━━━ Information given

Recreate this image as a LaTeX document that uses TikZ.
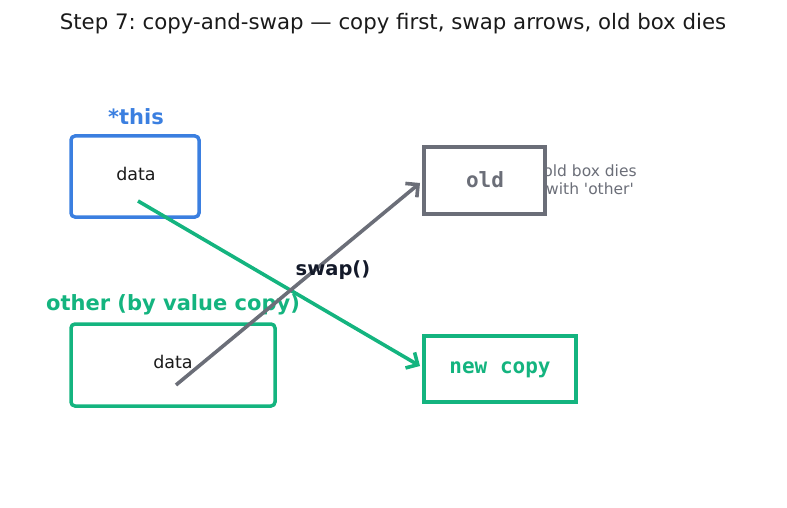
\documentclass[tikz,border=0pt]{standalone}
\usepackage{fontspec}
\setmainfont{DejaVu Sans}
\setmonofont{DejaVu Sans Mono}
\usetikzlibrary{arrows.meta}
\definecolor{cblue}{HTML}{3B7FE0}
\definecolor{cgreen}{HTML}{14B47F}
\definecolor{cgray}{HTML}{6B6E78}
\definecolor{cdark}{HTML}{141A2A}
\definecolor{ctext}{HTML}{1A1A1A}
\tikzset{
  box/.style={draw, line width=3.5pt, inner sep=0pt},
  rbox/.style={box, rounded corners=4pt},
  lbl/.style={font=\fontsize{21}{25}\selectfont\bfseries},
  datatxt/.style={font=\fontsize{17.5}{21}\selectfont, text=ctext},
  monotxt/.style={font=\fontsize{21}{25}\selectfont\ttfamily\bfseries},
  conn/.style={line width=3.6pt, -{Straight Barb[length=9pt,width=18pt]}},
}
\begin{document}
\frenchspacing
\begin{tikzpicture}[x=1pt,y=-1pt]
\useasboundingbox (0,0) rectangle (787,508);
\node[font=\fontsize{21.3}{25}\selectfont, text=ctext] (title) at (393,24) {Step 7: copy-and-swap — copy first, swap arrows, old box dies};
% this
\node[lbl, text=cblue] (thislbl) at (136,117) {*this};
\node[rbox, draw=cblue, minimum width=128pt, minimum height=81pt] (this) at (135,176.5) {};
\node[datatxt] (thisdata) at (136,174) {data};
% other
\node[lbl, text=cgreen] (otherlbl) at (173,305) {other (by value copy)};
\node[rbox, draw=cgreen, minimum width=204pt, minimum height=82pt] (other) at (173,365) {};
\node[datatxt] (otherdata) at (173,362) {data};
% old
\node[box, draw=cgray, minimum width=121pt, minimum height=67pt] (old) at (484.5,180.5) {};
\node[monotxt, text=cgray] (oldtxt) at (485,180) {old};
\node[font=\fontsize{15.5}{18}\selectfont, text=cgray, align=center] (dies) at (590,179.5) {old box dies\\with \textquotesingle other\textquotesingle};
% new copy
\node[box, draw=cgreen, minimum width=152pt, minimum height=66pt] (new) at (500,369) {};
\node[monotxt, text=cgreen] (newtxt) at (500,370) {new copy};
% arrows
\coordinate (gs) at (138,201);
\coordinate (ge) at (420,366);
\coordinate (ks) at (176,385);
\coordinate (ke) at (420,183);
\draw[conn, cgreen] (gs) -- (ge);
\draw[conn, cgray] (ks) -- (ke);
\node[font=\fontsize{19.5}{23}\selectfont\bfseries, text=cdark] (swap) at (333,270.5) {swap()};
\end{tikzpicture}
\end{document}
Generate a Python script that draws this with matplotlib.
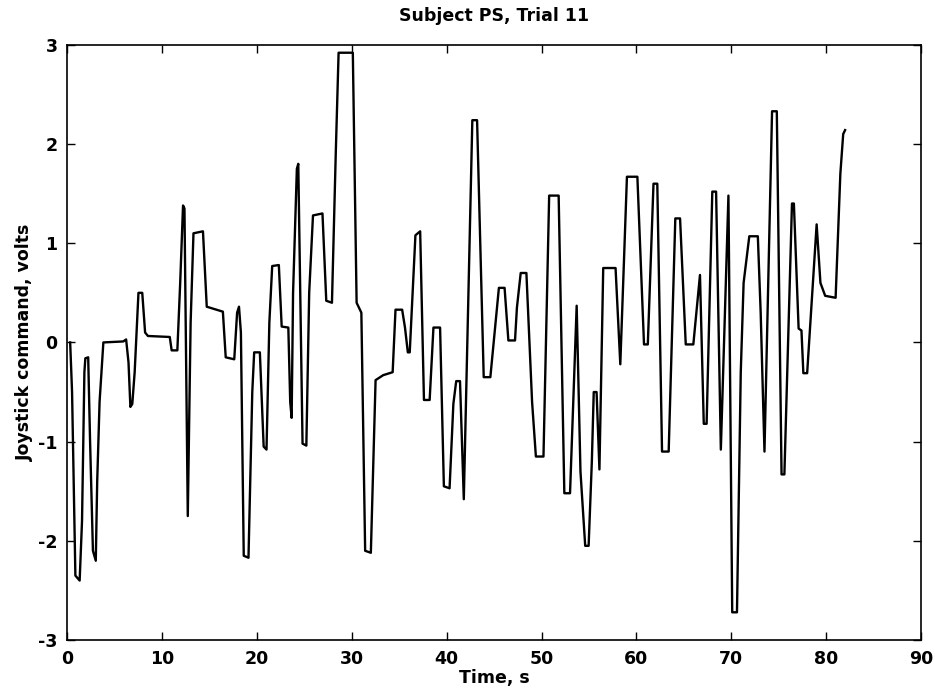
import matplotlib
matplotlib.use('Agg')
import matplotlib.pyplot as plt
import numpy as np

# joystick trace (time in s, command in volts)
t = [0.3, 0.5, 0.85, 1.3, 1.55, 1.8, 1.9, 2.2, 2.4, 2.7, 3.0, 3.15, 3.4, 3.8,
     5.9, 6.2, 6.45, 6.65, 6.85, 7.1, 7.5, 7.9, 8.2, 8.5, 10.8, 11.0, 11.6,
     11.9, 12.2, 12.35, 12.7, 13.0, 13.3, 14.3, 14.7, 16.4, 16.7, 17.6, 17.9,
     18.1, 18.3, 18.6, 19.1, 19.5, 19.7, 20.3, 20.7, 21.0, 21.3, 21.6, 22.3,
     22.6, 23.3, 23.5, 23.65, 23.8, 24.2, 24.35, 24.8, 25.2, 25.5, 25.9, 26.9,
     27.3, 27.9, 28.3, 28.6, 30.1, 30.5, 31.0, 31.4, 32.0, 32.5, 33.3, 34.3,
     34.6, 35.3, 35.6, 35.9, 36.1, 36.7, 37.2, 37.6, 38.2, 38.6, 39.3, 39.7,
     40.3, 40.7, 41.0, 41.4, 41.8, 42.7, 43.2, 43.9, 44.6, 45.5, 46.1, 46.5,
     47.2, 47.4, 47.8, 48.4, 49.0, 49.4, 50.2, 50.8, 51.8, 52.4, 53.0, 53.7,
     54.1, 54.6, 54.96, 55.3, 55.5, 55.8, 56.1, 56.5, 57.8, 58.3, 59.0, 60.1,
     60.8, 61.2, 61.8, 62.2, 62.7, 63.4, 64.1, 64.6, 65.2, 66.0, 66.7, 67.1,
     67.4, 68.0, 68.4, 68.9, 69.7, 70.1, 70.6, 71.0, 71.3, 71.9, 72.8, 73.1,
     73.5, 74.3, 74.8, 75.3, 75.6, 76.4, 76.6, 77.1, 77.4, 77.6, 78.0, 79.0,
     79.4, 79.9, 81.0, 81.5, 81.8, 82.0]
volts = [0.0, -0.5, -2.35, -2.4, -1.8, -0.3, -0.16, -0.15, -1.0, -2.1, -2.2, -1.4, -0.6, 0.0,
         0.01, 0.03, -0.2, -0.65, -0.62, -0.3, 0.5, 0.5, 0.1, 0.065, 0.055, -0.08, -0.08,
         0.6, 1.38, 1.35, -1.75, 0.2, 1.1, 1.12, 0.36, 0.31, -0.15, -0.17, 0.3,
         0.36, 0.1, -2.15, -2.17, -0.5, -0.1, -0.1, -1.05, -1.08, 0.2, 0.77, 0.78,
         0.16, 0.15, -0.6, -0.76, 0.5, 1.75, 1.8, -1.02, -1.04, 0.5, 1.28, 1.3,
         0.42, 0.4, 1.9, 2.92, 2.92, 0.4, 0.3, -2.1, -2.12, -0.38, -0.33, -0.3,
         0.33, 0.33, 0.15, -0.1, -0.1, 1.08, 1.12, -0.58, -0.58, 0.15, 0.15, -1.45,
         -1.47, -0.62, -0.39, -0.39, -1.58, 2.24, 2.24, -0.35, -0.35, 0.55, 0.55, 0.02,
         0.02, 0.35, 0.70, 0.70, -0.6, -1.15, -1.15, 1.48, 1.48, -1.52, -1.52, 0.37,
         -1.3, -2.05, -2.05, -1.2, -0.5, -0.5, -1.28, 0.75, 0.75, -0.22, 1.67, 1.67,
         -0.02, -0.02, 1.6, 1.6, -1.1, -1.1, 1.25, 1.25, -0.02, -0.02, 0.68, -0.82,
         -0.82, 1.52, 1.52, -1.08, 1.48, -2.72, -2.72, -0.3, 0.6, 1.07, 1.07, 0.3,
         -1.1, 2.33, 2.33, -1.33, -1.33, 1.4, 1.4, 0.14, 0.12, -0.31, -0.31, 1.19,
         0.6, 0.47, 0.45, 1.7, 2.1, 2.14]

xticks = np.arange(0, 91, 10)
yticks = np.arange(-3, 4, 1)

# scanned Helvetica looks wide and heavy -> DejaVu Sans bold
plt.rcParams['font.family'] = ['DejaVu Sans']
plt.rcParams['font.size'] = 13
plt.rcParams['font.weight'] = 'bold'

fig = plt.figure(figsize=(9.35, 6.89), dpi=100)
ax = fig.add_axes([0.072, 0.071, 0.913, 0.864])
ax.plot(t, volts, color='black', lw=1.7)

ax.set_xlim(0, 90)
ax.set_ylim(-3, 3)
ax.set_xticks(xticks)
ax.set_yticks(yticks)
ax.set_xticklabels([str(v) for v in xticks])
ax.set_yticklabels([str(v) for v in yticks])
ax.tick_params(direction='in', top=True, right=True, length=6, width=1,
               labelsize=12.5, pad=7)
for s in ax.spines.values():
    s.set_linewidth(1.2)

ax.set_title('Subject PS, Trial 11', fontsize=12.5, fontweight='bold', pad=17)
ax.set_xlabel('Time, s', fontsize=12.5, fontweight='bold', labelpad=1)
ax.set_ylabel('Joystick command, volts', fontsize=12.5, fontweight='bold', labelpad=3)

fig.savefig('out.png', dpi=100)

━━━━━━

> Direction: Copy every line of the listing that contains the word "matplotlib".

> Correct response:
Generate a Python script that draws this with matplotlib.
import matplotlib
matplotlib.use('Agg')
import matplotlib.pyplot as plt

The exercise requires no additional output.